Отметка — 1129 метров. Здесь самый верхний горизонт разработок. Шилов не мешал мне смотреть и не надоедал пояснениями. Сказал только:
— Никак не могу привыкнуть, всегда будто впервые поднимаюсь. Будоражит, понимаете…
Глаза слепит, долго смотреть нельзя; чтобы отдохнули, надо их закрывать или переводить взгляд. Бурильщики работают в темных очках без рубах. Загар у них какой-то бурый. Они улыбаются нам непринужденно и весело, гулко перекликаются меж собой.

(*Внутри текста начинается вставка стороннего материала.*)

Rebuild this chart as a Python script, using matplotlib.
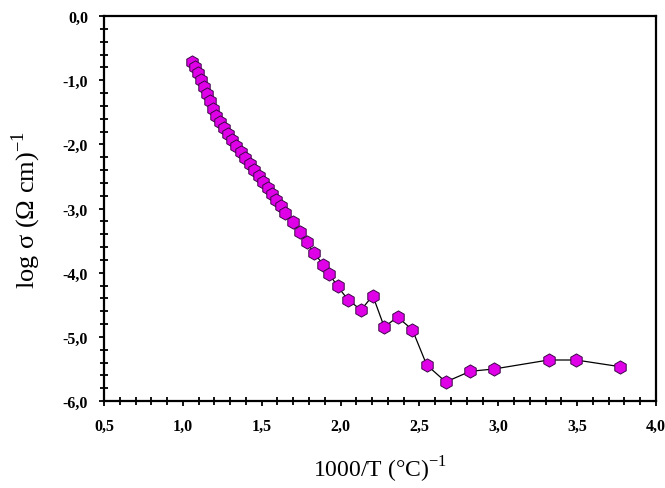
import matplotlib
matplotlib.use("Agg")
import matplotlib.pyplot as plt
from matplotlib.ticker import MultipleLocator, FuncFormatter

# datos
inv_t = [1.058, 1.077, 1.096, 1.115, 1.134, 1.153, 1.172, 1.191, 1.210, 1.236,
         1.261, 1.286, 1.312, 1.337, 1.369, 1.394, 1.426, 1.451, 1.483, 1.508,
         1.540, 1.565, 1.591, 1.622, 1.648, 1.697, 1.743, 1.785, 1.834, 1.891,
         1.929, 1.981, 2.049, 2.130, 2.204, 2.277, 2.361, 2.455, 2.546, 2.667,
         2.822, 2.973, 3.319, 3.493, 3.772]
log_sigma = [-0.717, -0.795, -0.888, -0.997, -1.106, -1.216, -1.325, -1.449, -1.558, -1.652,
             -1.745, -1.839, -1.932, -2.026, -2.119, -2.213, -2.306, -2.400, -2.493, -2.587,
             -2.680, -2.774, -2.867, -2.961, -3.070, -3.215, -3.361, -3.527, -3.698, -3.880,
             -4.021, -4.215, -4.426, -4.582, -4.356, -4.847, -4.691, -4.889, -5.438, -5.703,
             -5.537, -5.501, -5.361, -5.361, -5.465]

plt.rcParams['font.family'] = ['Liberation Serif', 'DejaVu Serif']
plt.rcParams['mathtext.fontset'] = 'custom'
plt.rcParams['mathtext.rm'] = 'Liberation Serif'

fig = plt.figure(figsize=(6.65, 4.89), dpi=100)
ax = fig.add_axes([0.1564, 0.1779, 0.8301, 0.7873])

ax.plot(inv_t, log_sigma, color='black', linewidth=0.9, marker='h', markersize=9.5,
        markerfacecolor='#e000e8', markeredgecolor='#3c0848', markeredgewidth=0.7)

ax.set_xlim(0.5, 4.0)
ax.set_ylim(-6.0, 0.0)
ax.xaxis.set_major_locator(MultipleLocator(0.5))
ax.xaxis.set_minor_locator(MultipleLocator(0.1))
ax.yaxis.set_major_locator(MultipleLocator(1.0))
ax.yaxis.set_minor_locator(MultipleLocator(0.2))
coma = FuncFormatter(lambda v, p: f"{v:.1f}".replace('.', ','))
ax.xaxis.set_major_formatter(coma)
ax.yaxis.set_major_formatter(coma)

ax.tick_params(which='major', direction='out', length=3.5, width=1.3, labelsize=11.5)
ax.tick_params(axis='x', which='major', pad=9)
ax.tick_params(axis='y', which='major', pad=8)
ax.tick_params(which='minor', direction='inout', length=6, width=1.3)
ax.tick_params(top=False, right=False, which='both')
for lab in ax.get_xticklabels() + ax.get_yticklabels():
    lab.set_fontweight('bold')
for s in ax.spines.values():
    s.set_linewidth(1.6)

ax.set_xlabel("1000/T (°C)$^{-1}$", fontsize=17, labelpad=14)
ax.set_ylabel("log σ (Ω cm)$^{-1}$", fontsize=19, labelpad=14)

fig.savefig("out.png", dpi=100)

— Это удивительное место, — говорит Шилов. — Такая высота, а никогда нет ветров. Зимой ребята снимают рубахи и ходят как африканцы. Поднимешься другой раз и позавидуешь: зачем я директор? Долой бы сейчас рубаху, как они!.. Мы ведь угольщики бывшие, из Черемхова. Не было в Сибири кадров для такой работы, нас сняли — и сюда. Наладили дело, миллион тонн даем сейчас в год.
Мрамор дробится и по железной дороге отвозится в Ангарск, на цементный завод. Так вот откуда начинается братский бетон! И как же хороша, красива эта работа, позарез нужная строящейся Сибири!
— На сколько хватит такой красоты?
— О! На сто тридцать лет. И еще есть. А здорово, что мы тут ничего не портим! Паводки не потекут — отхода почти нет, водосбора тоже. Как рванут здесь ребята, мы радуемся внизу: идет дело!
— Зверя распугали, наверно?
— Что вы! Полно его на горе: козы, медведи, лисы, белки. Другой раз так рванем, что сейсмологи в Чите регистрируют, а зверь хоть бы хны. Ходит к теплушкам кормиться объедками, представляете?